My favorite play is the one I am working on now.  It is always my favorite play.  Today it is They Don’t Talk Back by Frank Henry Kaash Katasse.  I love to discuss classic texts with students.  Hamlet, Death of a Salesman, Streetcar Named Desire, Rez Sisters, Measure for Measure, Antigone, and the list goes on and on
What’s a production that you’ve seen recently and think everyone should see?
I liked a recent production of Come From Away at La Jolla Playhouse this summer.  Looking forward to seeing Blue Prints to Freedom. I loved Off the Rails
What’s the best cure for writer’s block?

To write.  Just choose a prompt.  For instance, “One time with my back against the wall I ….”  Just fill in the prompt and see where the story takes you.  If it runs out quickly, repeat the prompt.  A book with lots of these prompts is Wild Mind by Natalie Goldberg.  You can also find them in the newspaper.  Find a headline that moves you – maybe one like “Child in SUV as suspected DUI mom crashes in Santee” Then use it as a prompt, by adding Why does it matter that a … Child in SUV as suspected DUI mom crashes in Santee.   Then follow your thoughts.  Explore / create the people in the story.  Who what where when WHY.  Then push those characters further than you ever thoughts was possible.

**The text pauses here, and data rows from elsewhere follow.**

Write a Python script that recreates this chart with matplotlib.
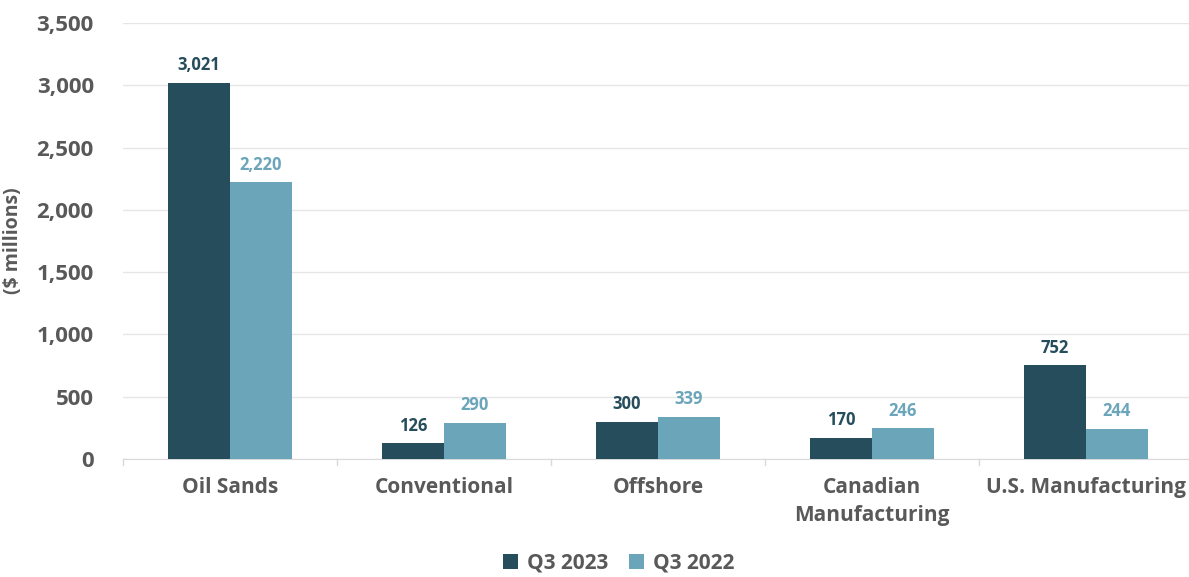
import matplotlib
matplotlib.use("Agg")
import matplotlib.pyplot as plt
import numpy as np

categories = ["Oil Sands", "Conventional", "Offshore", "Canadian\nManufacturing", "U.S. Manufacturing"]
q3_2023 = [3021, 126, 300, 170, 752]
q3_2022 = [2220, 290, 339, 246, 244]
series_names = ["Q3 2023", "Q3 2022"]
yticks = [0, 500, 1000, 1500, 2000, 2500, 3000, 3500]

dark = "#264D5C"
light = "#6BA5BA"
gray = "#595959"

plt.rcParams['font.family'] = ['Open Sans', 'DejaVu Sans']

fig = plt.figure(figsize=(11.89, 5.77), dpi=100)
ax = fig.add_axes([0.1034, 0.2045, 0.9, 0.7556])

x = np.arange(len(categories))
w = 0.29
b1 = ax.bar(x - w/2, q3_2023, w, color=dark, label=series_names[0], zorder=3)
b2 = ax.bar(x + w/2, q3_2022, w, color=light, label=series_names[1], zorder=3)

for rect, v in zip(b1, q3_2023):
    ax.text(rect.get_x() + rect.get_width()/2, v + 70, f"{v:,}", ha="center", va="bottom",
            color=dark, fontsize=12, fontweight="bold")
for rect, v in zip(b2, q3_2022):
    ax.text(rect.get_x() + rect.get_width()/2, v + 70, f"{v:,}", ha="center", va="bottom",
            color=light, fontsize=12, fontweight="bold")

ax.set_xlim(-0.5, len(categories) - 0.5)
ax.set_ylim(0, 3500)
ax.set_yticks(yticks)
ax.set_yticklabels([f"{t:,}" for t in yticks], color=gray, fontsize=16, fontweight="bold")
ax.tick_params(axis="y", length=0, pad=21)
ax.grid(axis="y", color="#E6E6E6", linewidth=1, zorder=0)

ax.set_xticks(x)
ax.set_xticklabels(categories, color=gray, fontsize=15, fontweight="bold", linespacing=1.45)
ax.tick_params(axis="x", length=0, pad=13)
for sep in np.arange(-0.5, len(categories), 1.0):
    ax.plot([sep, sep], [0, -0.014], transform=ax.get_xaxis_transform(), color="#D9D9D9",
            linewidth=1, clip_on=False)

for s in ["top", "right", "left"]:
    ax.spines[s].set_visible(False)
ax.spines["bottom"].set_color("#D9D9D9")

ax.set_ylabel("($ millions)", color=gray, fontsize=14, fontweight="bold", labelpad=10)

leg = fig.legend(handles=[b1, b2], labels=series_names, loc="lower center",
                 bbox_to_anchor=(0.52, -0.027), ncol=2, frameon=False,
                 fontsize=15, handlelength=0.75, handleheight=0.75, handletextpad=0.4,
                 columnspacing=1.0)
for t in leg.get_texts():
    t.set_color(gray)
    t.set_fontweight("bold")

fig.savefig("out.png", dpi=100)
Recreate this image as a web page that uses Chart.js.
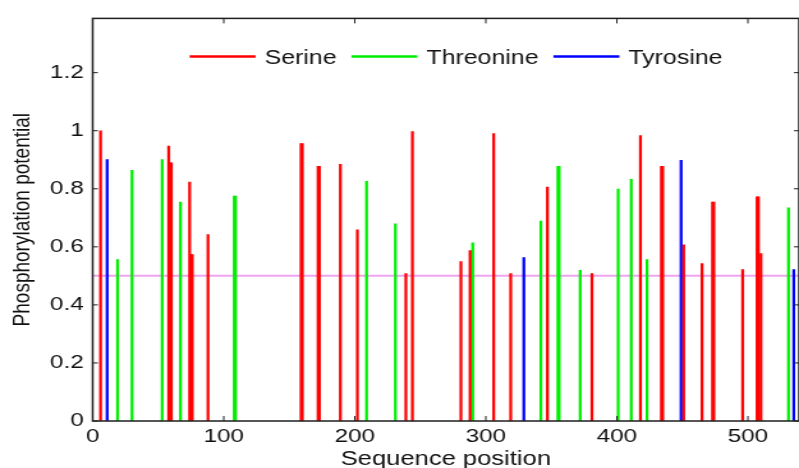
<!DOCTYPE html>
<html>
<head>
<meta charset="utf-8">
<title>Phosphorylation potential</title>
<script src="https://cdn.jsdelivr.net/npm/chart.js@4.4.1/dist/chart.umd.min.js"></script>
<style>
    html, body { margin: 0; padding: 0; background: #fff; overflow: hidden; }
    #wrap { width: 799px; height: 468px; overflow: hidden; }
    /* the reference figure is stretched sideways, so the canvas is too */
    #graph { transform: scaleX(1.2784); transform-origin: 0 0; }
</style>
</head>
<body>
<div id="wrap"><canvas id="graph" width="625" height="468"></canvas></div>
<script>
    'use strict';

    // ----------------------------
    // Data
    // ----------------------------
    var serinePos = [6, 58, 59, 60, 74, 75, 76, 88, 159, 160, 172, 173, 189, 202, 239, 244,
        281, 288, 306, 319, 347, 381, 418, 434, 435, 451, 465, 473, 474, 496, 507, 508, 510];
    var serineVal = [1.0, 0.947, 0.889, 0.889, 0.823, 0.573, 0.573, 0.642, 0.956, 0.956, 0.877, 0.877, 0.884, 0.659, 0.508, 0.997,
        0.549, 0.587, 0.990, 0.508, 0.806, 0.508, 0.983, 0.877, 0.877, 0.607, 0.542, 0.754, 0.754, 0.522, 0.772, 0.772, 0.577];

    var threoninePos = [19, 30, 53, 67, 108, 109, 209, 231, 290, 342, 355, 356, 372, 401, 411, 423, 531];
    var threonineVal = [0.556, 0.864, 0.901, 0.754, 0.775, 0.775, 0.826, 0.679, 0.614, 0.689, 0.877, 0.877, 0.519, 0.799, 0.833, 0.556, 0.734];

    var tyrosinePos = [11, 329, 449, 535];
    var tyrosineVal = [0.901, 0.563, 0.898, 0.522];

    var thresholdPos = [0, 539];
    var thresholdVal = [0.5, 0.5];

    var xTicks = [0, 100, 200, 300, 400, 500];
    var yTicks = [0, 0.2, 0.4, 0.6, 0.8, 1, 1.2];

    var FAMILY = '"Liberation Sans", Arial, sans-serif';

    function toPoints(xs, ys) {
        return xs.map(function (x, i) { return {x: x, y: ys[i]}; });
    }

    // ----------------------------
    // Plugins
    // ----------------------------

    /**
     * MATLAB style box with inward ticks on all four sides
     */
    var axesBox = {
        id: 'axesBox',
        afterDatasetsDraw: function (chart) {
            var ctx = chart.ctx;
            var a = chart.chartArea;
            var xs = chart.scales.x;
            var ys = chart.scales.y;
            ctx.save();
            ctx.strokeStyle = '#1e1e1e';
            ctx.lineWidth = 1.5;
            ctx.strokeRect(a.left, a.top, a.right - a.left, a.bottom - a.top);
            ctx.lineWidth = 1;
            ctx.beginPath();
            xs.ticks.forEach(function (t) {
                var px = xs.getPixelForValue(t.value);
                ctx.moveTo(px, a.bottom);
                ctx.lineTo(px, a.bottom - 5);
                ctx.moveTo(px, a.top);
                ctx.lineTo(px, a.top + 5);
            });
            ys.ticks.forEach(function (t) {
                var py = ys.getPixelForValue(t.value);
                ctx.moveTo(a.left, py);
                ctx.lineTo(a.left + 4, py);
                ctx.moveTo(a.right, py);
                ctx.lineTo(a.right - 4, py);
            });
            ctx.stroke();
            ctx.restore();
        }
    };

    /**
     * Legend with line samples, laid out in one row inside the axes
     */
    var lineLegend = {
        id: 'lineLegend',
        afterDraw: function (chart, args, opts) {
            var ctx = chart.ctx;
            var a = chart.chartArea;
            var items = chart.data.datasets.filter(function (d) { return d.inLegend; });
            ctx.save();
            ctx.font = opts.fontSize + 'px ' + FAMILY;
            ctx.textBaseline = 'middle';
            ctx.textAlign = 'left';
            var widths = items.map(function (d) {
                return opts.lineLength + opts.gap + ctx.measureText(d.label).width;
            });
            var total = widths.reduce(function (s, w) { return s + w; }, 0) + opts.spacing * (items.length - 1);
            var x = (a.left + a.right) / 2 + opts.shift - total / 2;
            var y = a.top + opts.offsetY;
            items.forEach(function (d, i) {
                ctx.strokeStyle = d.backgroundColor;
                ctx.lineWidth = 2.5;
                ctx.beginPath();
                ctx.moveTo(x, y);
                ctx.lineTo(x + opts.lineLength, y);
                ctx.stroke();
                ctx.fillStyle = '#111';
                ctx.fillText(d.label, x + opts.lineLength + opts.gap, y + 2);
                x += widths[i] + opts.spacing;
            });
            ctx.restore();
        }
    };

    // ----------------------------
    // Chart
    // ----------------------------
    var config = {
        type: 'bar',
        data: {
            datasets: [{
                label: 'Serine',
                inLegend: true,
                data: toPoints(serinePos, serineVal),
                backgroundColor: '#ff0000'
            }, {
                label: 'Threonine',
                inLegend: true,
                data: toPoints(threoninePos, threonineVal),
                backgroundColor: '#00ee00'
            }, {
                label: 'Tyrosine',
                inLegend: true,
                data: toPoints(tyrosinePos, tyrosineVal),
                backgroundColor: '#0000ff'
            }, {
                type: 'line',
                label: 'Threshold',
                data: toPoints(thresholdPos, thresholdVal),
                borderColor: '#f0a4f0',
                borderWidth: 2,
                pointRadius: 0,
                fill: false
            }]
        },
        options: {
            responsive: false,
            animation: false,
            devicePixelRatio: 1,
            events: [],
            layout: { padding: { top: 15, right: 0, bottom: 0, left: 0 } },
            datasets: {
                bar: { barThickness: 1.6, grouped: false, borderWidth: 0 }
            },
            scales: {
                x: {
                    type: 'linear',
                    min: 0,
                    max: 539,
                    offset: false,
                    grid: { display: false, drawTicks: false },
                    border: { display: false },
                    afterBuildTicks: function (scale) {
                        scale.ticks = xTicks.map(function (v) { return {value: v}; });
                    },
                    afterFit: function (scale) { scale.height = 47; },
                    ticks: {
                        padding: 4,
                        maxRotation: 0,
                        autoSkip: false,
                        color: '#111',
                        font: { family: FAMILY, size: 19 },
                        callback: function (v) { return String(v); }
                    },
                    title: {
                        display: true,
                        text: 'Sequence position',
                        color: '#111',
                        padding: 0,
                        font: { family: FAMILY, size: 20, lineHeight: 0.9 }
                    }
                },
                y: {
                    min: 0,
                    max: 1.387,
                    grid: { display: false, drawTicks: false },
                    border: { display: false },
                    afterBuildTicks: function (scale) {
                        scale.ticks = yTicks.map(function (v) { return {value: v}; });
                    },
                    afterFit: function (scale) { scale.width = 72.5; },
                    ticks: {
                        padding: 7,
                        color: '#111',
                        font: { family: FAMILY, size: 19 },
                        callback: function (v) { return String(Math.round(v * 10) / 10); }
                    },
                    title: {
                        display: true,
                        text: 'Phosphorylation potential',
                        color: '#111',
                        padding: { top: 6.6, bottom: 0 },
                        font: { family: FAMILY, size: 19 }
                    }
                }
            },
            plugins: {
                legend: { display: false },
                tooltip: { enabled: false },
                lineLegend: { fontSize: 19.5, lineLength: 51.6, gap: 7, spacing: 11.6, shift: 8, offsetY: 38 }
            }
        },
        plugins: [axesBox, lineLegend]
    };

    var canvas = document.getElementById('graph');
    new Chart(canvas.getContext('2d'), config);
</script>
</body>
</html>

What would the title be of the play/movie based on your life?
Who Would’ve Thought or Really?
What play do you wish you had written and why?
No regrets here – I love so many plays – now I want to work with those texts.  I have so many to write still
Where do you get your inspiration for your work?
Inspiration comes from the artists and stories around me.  There is such wonder at every turn.  I feel blessed.  As a young actor I had to tell stories about myself during audition for commercials.  I could tell right away when people listened or stopped listening.  I found out what about my life and past interested people.  It was a challenge at the time, and now it is a treasure trove of gifts.
I love Tennessee Williams quote from The Glass Menagerie, “Memory takes a lot of poetic license.  It omits some details; others are exaggerated according to the emotional value of the articles it touches, for memory is seated predominantly in the heart.”  My memories come from the heart – both the ache and bliss.   
What are you most looking forward to during the workshop and festival?
 I love the time in the room with the team is all-together, when we find the key to make the play sing.  It is a magic moment when the play comes alive.